Paglia soldiered on, even after the federation made its choice.
"When we started this, we were outsiders," Paglia told Soccer America in the days following the federation's decision. "Now that the board has made its choice, we're still outsiders and we're still going ahead. Nothing has really changed."
He continued to pitch his concept to investors, hoping his league would prove a potential competitor to MLS. He talked about going head-to-head with MLS in the New York and Los Angeles markets and accused the federation of restrictive trade practices and favoritism. Rothenberg and others continued deriding his efforts in the media. Asked whether he had written Paglia off after winning the sanctioning battle, Rothenberg didn't hold back.
"He was never written in to begin with," he told Soccer America.
U.S. Soccer made its recommendation to FIFA at the 1994 World Cup draw, in Las Vegas, just weeks after approving the MLS bid. The league initially wanted to start play in 1995 but ended up pushing its debut back until 1996 as it worked to lay roots.

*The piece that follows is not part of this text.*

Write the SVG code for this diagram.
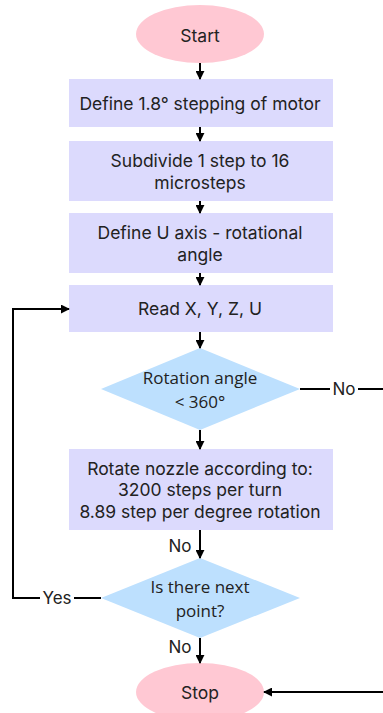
<svg xmlns="http://www.w3.org/2000/svg" width="383" height="713" viewBox="0 0 383 713">
  <defs>
    <marker id="arrow" viewBox="0 0 10 10" refX="9" refY="5" markerWidth="4.5" markerHeight="4.5" orient="auto-start-reverse">
      <path d="M0,0 L10,5 L0,10 Z" fill="#000"/>
    </marker>
  </defs>
  <style>
    .term { fill: #ffc8d3; }
    .proc { fill: #dcdafd; }
    .dec { fill: #bde0fe; }
    .t { font-family: Inter, "Noto Sans", sans-serif; font-size: 17.5px; fill: #222; text-anchor: middle; dominant-baseline: central; }
    .td { font-family: "Open Sans", "Noto Sans", sans-serif; font-size: 17px; fill: #222; text-anchor: middle; dominant-baseline: central; }
    .lbl { font-family: Inter, "Noto Sans", sans-serif; font-size: 17px; fill: #222; text-anchor: middle; dominant-baseline: central; }
    .c { fill: none; stroke: #000; stroke-width: 2; }
  </style>
  <rect width="383" height="713" fill="#fff"/>

  <g id="start">
    <ellipse class="term" cx="200" cy="34" rx="64" ry="29"/>
    <text class="t" x="200" y="35">Start</text>
  </g>
  <g id="define-step">
    <rect class="proc" x="69" y="79" width="264" height="48"/>
    <text class="t" x="200" y="103">Define 1.8° stepping of motor</text>
  </g>
  <g id="subdivide">
    <rect class="proc" x="69" y="141" width="264" height="60"/>
    <text class="t" x="200" y="160">Subdivide 1 step to 16</text>
    <text class="t" x="200" y="182">microsteps</text>
  </g>
  <g id="define-u">
    <rect class="proc" x="69" y="213" width="264" height="60"/>
    <text class="t" x="200" y="232">Define U axis - rotational</text>
    <text class="t" x="200" y="254">angle</text>
  </g>
  <g id="read">
    <rect class="proc" x="69" y="285" width="264" height="47"/>
    <text class="t" x="200" y="308">Read X, Y, Z, U</text>
  </g>
  <g id="angle-check">
    <polygon class="dec" points="200,348 300,389 200,430 101,389"/>
    <text class="td" x="200" y="377">Rotation angle</text>
    <text class="td" x="200" y="401">&lt; 360°</text>
  </g>
  <g id="rotate">
    <rect class="proc" x="69" y="449" width="264" height="81"/>
    <text class="t" x="200" y="468">Rotate nozzle according to:</text>
    <text class="t" x="200" y="489">3200 steps per turn</text>
    <text class="t" x="200" y="511">8.89 step per degree rotation</text>
  </g>
  <g id="next-point">
    <polygon class="dec" points="200,558 300,598 200,638 101,598"/>
    <text class="td" x="200" y="586">Is there next</text>
    <text class="td" x="200" y="610">point?</text>
  </g>
  <g id="stop">
    <ellipse class="term" cx="200" cy="692" rx="64" ry="29"/>
    <text class="t" x="200" y="692">Stop</text>
  </g>

  <g id="connectors">
    <line class="c" x1="200" y1="63" x2="200" y2="79" marker-end="url(#arrow)"/>
    <line class="c" x1="200" y1="127" x2="200" y2="141" marker-end="url(#arrow)"/>
    <line class="c" x1="200" y1="201" x2="200" y2="213" marker-end="url(#arrow)"/>
    <line class="c" x1="200" y1="273" x2="200" y2="285" marker-end="url(#arrow)"/>
    <line class="c" x1="200" y1="332" x2="200" y2="348" marker-end="url(#arrow)"/>
    <line class="c" x1="200" y1="430" x2="200" y2="449" marker-end="url(#arrow)"/>
    <line class="c" x1="200" y1="530" x2="200" y2="558" marker-end="url(#arrow)"/>
    <line class="c" x1="200" y1="638" x2="200" y2="663" marker-end="url(#arrow)"/>
    <!-- No branch from the angle check, running off the right edge down to Stop -->
    <line class="c" x1="300" y1="389" x2="330" y2="389"/>
    <line class="c" x1="358" y1="389" x2="385" y2="389"/>
    <text class="lbl" x="344" y="389">No</text>
    <polyline class="c" points="385,692 264,692" marker-end="url(#arrow)"/>
    <!-- Yes loop back to Read -->
    <line class="c" x1="101" y1="598" x2="74" y2="598"/>
    <text class="lbl" x="57" y="598">Yes</text>
    <polyline class="c" points="40,598 13,598 13,309 69,309" marker-end="url(#arrow)"/>
    <text class="lbl" x="180" y="546">No</text>
    <text class="lbl" x="180" y="647">No</text>
  </g>
</svg>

By the end of 1995, Paglia had given up on his dream. The APSL collapsed in 1996, dissolving into the USISL. Even the CISL, the country's indoor league, collapsed in 1998.
Thirty years on, the USSF can feel vindicated in its decision to back MLS. Soccer, it turns out, had not failed to gain traction in the U.S. because it wasn't American enough. MLS had its own Americanized quirks, like the 35-yard shootout , but they were phased out quickly. The league continues to battle for relevance in the American sports landscape but is unquestionably the most successful professional soccer league in American history.
Paglia has remained involved in the game since his League 1 America efforts fell apart, mostly as a coach. Three decades after he stuck the league's business plan in a box, there's still a little disappointment and resentment in his voice when he talks about his former vision.
"Nobody likes to fail," says Paglia. "And we failed miserably with it. It cost me a great deal of money and it took me a long time to recover the financial losses. I really did go all in on it."